Entries =>
-=-=-=-=-

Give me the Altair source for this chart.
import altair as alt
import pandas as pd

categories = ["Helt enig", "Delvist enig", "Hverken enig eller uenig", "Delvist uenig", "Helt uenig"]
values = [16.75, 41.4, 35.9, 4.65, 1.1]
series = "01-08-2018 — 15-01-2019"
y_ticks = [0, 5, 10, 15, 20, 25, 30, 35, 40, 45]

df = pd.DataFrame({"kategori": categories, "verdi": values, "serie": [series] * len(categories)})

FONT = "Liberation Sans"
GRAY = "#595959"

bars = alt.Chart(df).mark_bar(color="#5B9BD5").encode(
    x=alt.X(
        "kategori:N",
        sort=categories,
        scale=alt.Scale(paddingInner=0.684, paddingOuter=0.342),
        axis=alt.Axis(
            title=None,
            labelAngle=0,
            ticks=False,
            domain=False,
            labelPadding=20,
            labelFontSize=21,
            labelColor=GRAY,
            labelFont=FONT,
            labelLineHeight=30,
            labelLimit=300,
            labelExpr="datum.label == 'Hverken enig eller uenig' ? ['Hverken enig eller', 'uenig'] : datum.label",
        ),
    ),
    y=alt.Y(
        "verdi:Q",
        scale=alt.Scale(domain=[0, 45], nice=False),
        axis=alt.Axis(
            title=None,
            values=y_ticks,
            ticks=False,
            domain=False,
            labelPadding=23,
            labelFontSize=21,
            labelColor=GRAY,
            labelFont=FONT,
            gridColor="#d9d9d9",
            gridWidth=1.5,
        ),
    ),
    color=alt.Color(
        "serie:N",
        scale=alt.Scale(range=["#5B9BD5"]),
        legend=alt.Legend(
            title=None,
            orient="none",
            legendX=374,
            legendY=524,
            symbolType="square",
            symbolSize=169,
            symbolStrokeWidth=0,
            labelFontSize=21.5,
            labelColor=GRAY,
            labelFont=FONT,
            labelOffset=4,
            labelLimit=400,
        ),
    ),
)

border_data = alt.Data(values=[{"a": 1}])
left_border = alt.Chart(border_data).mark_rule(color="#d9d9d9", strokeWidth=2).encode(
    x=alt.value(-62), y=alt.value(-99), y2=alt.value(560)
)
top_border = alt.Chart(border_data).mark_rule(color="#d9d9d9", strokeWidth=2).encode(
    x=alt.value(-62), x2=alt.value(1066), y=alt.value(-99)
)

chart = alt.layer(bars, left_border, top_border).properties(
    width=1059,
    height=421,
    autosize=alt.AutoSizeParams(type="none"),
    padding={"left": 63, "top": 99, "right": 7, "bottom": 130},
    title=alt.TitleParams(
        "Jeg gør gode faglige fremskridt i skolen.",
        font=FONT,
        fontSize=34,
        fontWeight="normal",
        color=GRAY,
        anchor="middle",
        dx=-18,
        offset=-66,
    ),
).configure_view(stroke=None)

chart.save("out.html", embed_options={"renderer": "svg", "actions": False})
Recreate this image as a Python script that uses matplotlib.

-=-=-=-=-

Written problem =>
Retype the listing above in full, with no alterations.

Answer to this task =>
Give me the Altair source for this chart.
import altair as alt
import pandas as pd

categories = ["Helt enig", "Delvist enig", "Hverken enig eller uenig", "Delvist uenig", "Helt uenig"]
values = [16.75, 41.4, 35.9, 4.65, 1.1]
series = "01-08-2018 — 15-01-2019"
y_ticks = [0, 5, 10, 15, 20, 25, 30, 35, 40, 45]

df = pd.DataFrame({"kategori": categories, "verdi": values, "serie": [series] * len(categories)})

FONT = "Liberation Sans"
GRAY = "#595959"

bars = alt.Chart(df).mark_bar(color="#5B9BD5").encode(
    x=alt.X(
        "kategori:N",
        sort=categories,
        scale=alt.Scale(paddingInner=0.684, paddingOuter=0.342),
        axis=alt.Axis(
            title=None,
            labelAngle=0,
            ticks=False,
            domain=False,
            labelPadding=20,
            labelFontSize=21,
            labelColor=GRAY,
            labelFont=FONT,
            labelLineHeight=30,
            labelLimit=300,
            labelExpr="datum.label == 'Hverken enig eller uenig' ? ['Hverken enig eller', 'uenig'] : datum.label",
        ),
    ),
    y=alt.Y(
        "verdi:Q",
        scale=alt.Scale(domain=[0, 45], nice=False),
        axis=alt.Axis(
            title=None,
            values=y_ticks,
            ticks=False,
            domain=False,
            labelPadding=23,
            labelFontSize=21,
            labelColor=GRAY,
            labelFont=FONT,
            gridColor="#d9d9d9",
            gridWidth=1.5,
        ),
    ),
    color=alt.Color(
        "serie:N",
        scale=alt.Scale(range=["#5B9BD5"]),
        legend=alt.Legend(
            title=None,
            orient="none",
            legendX=374,
            legendY=524,
            symbolType="square",
            symbolSize=169,
            symbolStrokeWidth=0,
            labelFontSize=21.5,
            labelColor=GRAY,
            labelFont=FONT,
            labelOffset=4,
            labelLimit=400,
        ),
    ),
)

border_data = alt.Data(values=[{"a": 1}])
left_border = alt.Chart(border_data).mark_rule(color="#d9d9d9", strokeWidth=2).encode(
    x=alt.value(-62), y=alt.value(-99), y2=alt.value(560)
)
top_border = alt.Chart(border_data).mark_rule(color="#d9d9d9", strokeWidth=2).encode(
    x=alt.value(-62), x2=alt.value(1066), y=alt.value(-99)
)

chart = alt.layer(bars, left_border, top_border).properties(
    width=1059,
    height=421,
    autosize=alt.AutoSizeParams(type="none"),
    padding={"left": 63, "top": 99, "right": 7, "bottom": 130},
    title=alt.TitleParams(
        "Jeg gør gode faglige fremskridt i skolen.",
        font=FONT,
        fontSize=34,
        fontWeight="normal",
        color=GRAY,
        anchor="middle",
        dx=-18,
        offset=-66,
    ),
).configure_view(stroke=None)

chart.save("out.html", embed_options={"renderer": "svg", "actions": False})
Recreate this image as a Python script that uses matplotlib.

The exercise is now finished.